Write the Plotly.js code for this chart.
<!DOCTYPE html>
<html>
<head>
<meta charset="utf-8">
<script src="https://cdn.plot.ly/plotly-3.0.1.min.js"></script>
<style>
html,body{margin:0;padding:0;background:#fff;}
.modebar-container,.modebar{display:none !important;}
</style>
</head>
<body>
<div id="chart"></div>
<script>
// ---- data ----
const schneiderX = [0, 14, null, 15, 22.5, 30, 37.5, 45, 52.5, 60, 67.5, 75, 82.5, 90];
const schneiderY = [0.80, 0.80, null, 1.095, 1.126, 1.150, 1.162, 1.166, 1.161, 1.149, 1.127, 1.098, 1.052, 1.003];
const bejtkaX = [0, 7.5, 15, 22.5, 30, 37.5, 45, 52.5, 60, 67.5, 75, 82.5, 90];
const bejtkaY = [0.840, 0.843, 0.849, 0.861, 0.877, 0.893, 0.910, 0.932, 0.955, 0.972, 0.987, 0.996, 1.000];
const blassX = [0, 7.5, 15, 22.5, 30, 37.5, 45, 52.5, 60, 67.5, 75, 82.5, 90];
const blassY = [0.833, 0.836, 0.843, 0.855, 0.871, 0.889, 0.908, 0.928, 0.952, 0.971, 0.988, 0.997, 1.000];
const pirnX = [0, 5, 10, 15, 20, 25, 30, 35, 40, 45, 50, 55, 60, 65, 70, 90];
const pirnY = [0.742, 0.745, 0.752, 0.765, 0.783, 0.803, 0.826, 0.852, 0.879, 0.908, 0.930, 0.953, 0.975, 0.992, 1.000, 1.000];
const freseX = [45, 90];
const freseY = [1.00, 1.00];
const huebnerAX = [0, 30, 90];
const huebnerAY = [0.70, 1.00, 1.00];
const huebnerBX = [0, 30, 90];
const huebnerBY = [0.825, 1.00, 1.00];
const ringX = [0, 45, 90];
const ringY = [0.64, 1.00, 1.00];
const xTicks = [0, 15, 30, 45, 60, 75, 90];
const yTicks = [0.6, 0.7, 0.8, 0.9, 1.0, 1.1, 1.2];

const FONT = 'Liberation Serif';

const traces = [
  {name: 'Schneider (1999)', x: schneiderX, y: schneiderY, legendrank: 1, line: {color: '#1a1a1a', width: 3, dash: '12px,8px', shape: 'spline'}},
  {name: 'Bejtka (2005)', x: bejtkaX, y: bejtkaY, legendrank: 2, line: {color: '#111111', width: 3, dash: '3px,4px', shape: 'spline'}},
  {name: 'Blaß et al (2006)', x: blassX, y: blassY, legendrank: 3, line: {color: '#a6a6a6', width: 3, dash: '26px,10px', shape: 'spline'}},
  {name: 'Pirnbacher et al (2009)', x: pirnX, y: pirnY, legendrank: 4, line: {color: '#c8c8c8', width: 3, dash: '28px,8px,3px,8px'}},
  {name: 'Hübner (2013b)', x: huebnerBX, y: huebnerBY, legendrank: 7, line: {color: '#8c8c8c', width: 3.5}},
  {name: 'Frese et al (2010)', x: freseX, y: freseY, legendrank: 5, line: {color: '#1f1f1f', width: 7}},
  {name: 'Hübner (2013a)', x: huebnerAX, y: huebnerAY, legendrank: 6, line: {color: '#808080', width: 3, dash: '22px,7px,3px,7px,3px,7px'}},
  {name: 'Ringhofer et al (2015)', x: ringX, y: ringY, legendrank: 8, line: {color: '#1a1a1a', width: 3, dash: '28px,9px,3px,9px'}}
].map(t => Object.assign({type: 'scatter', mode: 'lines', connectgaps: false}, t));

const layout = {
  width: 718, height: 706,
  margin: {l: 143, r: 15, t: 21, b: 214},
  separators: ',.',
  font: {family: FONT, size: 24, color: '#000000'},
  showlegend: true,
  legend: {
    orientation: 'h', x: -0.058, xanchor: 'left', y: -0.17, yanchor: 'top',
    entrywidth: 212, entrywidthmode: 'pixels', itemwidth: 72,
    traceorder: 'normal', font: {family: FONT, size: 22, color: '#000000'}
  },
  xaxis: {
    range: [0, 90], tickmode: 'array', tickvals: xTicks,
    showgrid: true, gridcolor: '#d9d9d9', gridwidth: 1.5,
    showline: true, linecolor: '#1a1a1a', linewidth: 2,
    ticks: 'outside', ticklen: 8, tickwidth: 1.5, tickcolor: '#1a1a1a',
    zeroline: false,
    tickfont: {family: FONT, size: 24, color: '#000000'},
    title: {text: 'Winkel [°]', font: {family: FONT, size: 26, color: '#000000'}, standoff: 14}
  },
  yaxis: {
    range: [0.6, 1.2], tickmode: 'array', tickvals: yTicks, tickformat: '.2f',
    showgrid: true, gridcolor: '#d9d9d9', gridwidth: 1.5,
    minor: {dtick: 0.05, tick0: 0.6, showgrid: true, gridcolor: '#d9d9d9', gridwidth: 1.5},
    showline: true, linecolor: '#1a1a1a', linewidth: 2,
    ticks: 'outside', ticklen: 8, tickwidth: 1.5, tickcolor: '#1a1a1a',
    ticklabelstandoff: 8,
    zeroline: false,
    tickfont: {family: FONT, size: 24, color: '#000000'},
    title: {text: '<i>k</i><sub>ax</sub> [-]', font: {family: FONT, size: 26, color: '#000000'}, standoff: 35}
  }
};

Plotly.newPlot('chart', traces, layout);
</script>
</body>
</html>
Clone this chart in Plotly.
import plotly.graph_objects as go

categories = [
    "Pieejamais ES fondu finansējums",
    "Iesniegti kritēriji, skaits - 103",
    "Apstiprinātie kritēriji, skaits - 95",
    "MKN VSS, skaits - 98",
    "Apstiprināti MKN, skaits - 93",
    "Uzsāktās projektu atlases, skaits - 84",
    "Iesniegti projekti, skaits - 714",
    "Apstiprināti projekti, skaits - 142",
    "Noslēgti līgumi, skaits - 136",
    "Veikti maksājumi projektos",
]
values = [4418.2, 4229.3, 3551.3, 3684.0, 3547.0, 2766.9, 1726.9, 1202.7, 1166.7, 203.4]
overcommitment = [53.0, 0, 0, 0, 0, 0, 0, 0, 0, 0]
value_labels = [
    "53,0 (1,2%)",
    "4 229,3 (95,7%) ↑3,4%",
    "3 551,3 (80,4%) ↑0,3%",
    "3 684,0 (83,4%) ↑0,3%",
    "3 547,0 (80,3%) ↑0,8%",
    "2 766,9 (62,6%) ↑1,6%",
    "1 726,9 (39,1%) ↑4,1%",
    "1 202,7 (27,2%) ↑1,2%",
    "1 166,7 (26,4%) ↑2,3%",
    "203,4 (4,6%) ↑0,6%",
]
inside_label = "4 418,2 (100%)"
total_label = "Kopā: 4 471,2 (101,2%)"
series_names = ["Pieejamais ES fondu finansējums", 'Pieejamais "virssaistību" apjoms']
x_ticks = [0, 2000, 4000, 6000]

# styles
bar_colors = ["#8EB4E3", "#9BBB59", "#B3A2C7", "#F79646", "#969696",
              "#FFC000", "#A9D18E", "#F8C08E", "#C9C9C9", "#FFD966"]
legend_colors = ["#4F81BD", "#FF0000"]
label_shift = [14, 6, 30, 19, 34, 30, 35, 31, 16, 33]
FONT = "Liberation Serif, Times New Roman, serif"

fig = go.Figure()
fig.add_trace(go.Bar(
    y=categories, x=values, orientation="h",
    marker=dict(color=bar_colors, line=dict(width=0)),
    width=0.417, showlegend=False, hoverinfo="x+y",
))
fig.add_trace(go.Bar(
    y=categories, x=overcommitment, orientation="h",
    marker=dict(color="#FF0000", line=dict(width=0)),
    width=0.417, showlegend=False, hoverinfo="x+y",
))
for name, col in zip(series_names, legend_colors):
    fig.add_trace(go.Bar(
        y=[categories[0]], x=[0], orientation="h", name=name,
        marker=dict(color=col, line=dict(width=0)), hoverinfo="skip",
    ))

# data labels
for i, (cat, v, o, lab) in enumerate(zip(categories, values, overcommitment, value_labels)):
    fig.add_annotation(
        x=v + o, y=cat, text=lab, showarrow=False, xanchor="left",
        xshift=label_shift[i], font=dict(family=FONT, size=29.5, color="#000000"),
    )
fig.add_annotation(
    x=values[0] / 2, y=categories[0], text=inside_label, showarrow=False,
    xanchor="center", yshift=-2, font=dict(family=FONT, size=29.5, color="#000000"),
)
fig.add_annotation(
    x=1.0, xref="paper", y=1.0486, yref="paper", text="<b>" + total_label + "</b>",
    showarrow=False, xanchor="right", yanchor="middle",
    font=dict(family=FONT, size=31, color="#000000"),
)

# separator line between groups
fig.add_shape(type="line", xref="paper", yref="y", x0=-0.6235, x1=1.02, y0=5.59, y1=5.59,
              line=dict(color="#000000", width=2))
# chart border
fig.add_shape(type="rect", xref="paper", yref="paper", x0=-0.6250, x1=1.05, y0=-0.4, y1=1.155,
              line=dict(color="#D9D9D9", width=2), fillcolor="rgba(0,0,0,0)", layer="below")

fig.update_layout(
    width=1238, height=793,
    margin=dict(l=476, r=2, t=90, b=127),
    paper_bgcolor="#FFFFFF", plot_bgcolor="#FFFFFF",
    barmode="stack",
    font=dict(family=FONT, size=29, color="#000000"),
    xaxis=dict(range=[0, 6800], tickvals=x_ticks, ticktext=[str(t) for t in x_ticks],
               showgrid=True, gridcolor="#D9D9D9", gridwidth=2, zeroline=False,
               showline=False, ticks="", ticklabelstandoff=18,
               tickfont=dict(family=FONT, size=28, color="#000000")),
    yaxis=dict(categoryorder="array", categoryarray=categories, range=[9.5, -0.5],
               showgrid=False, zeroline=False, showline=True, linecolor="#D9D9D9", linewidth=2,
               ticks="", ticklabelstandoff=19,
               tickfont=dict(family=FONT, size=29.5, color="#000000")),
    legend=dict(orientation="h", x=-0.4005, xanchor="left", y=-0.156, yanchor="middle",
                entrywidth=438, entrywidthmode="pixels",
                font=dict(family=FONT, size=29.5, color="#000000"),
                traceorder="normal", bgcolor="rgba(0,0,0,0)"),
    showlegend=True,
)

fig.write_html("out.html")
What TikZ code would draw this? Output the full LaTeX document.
-------
## WHAT YOU NEED TO DO
Extract the lines from the line with "Clone this chart in Plotly." through the line with "import plotly.graph_objects as go". Keep both of those lines, copy everything exactly, and add nothing.

## COMPLETE ANSWER
Clone this chart in Plotly.
import plotly.graph_objects as go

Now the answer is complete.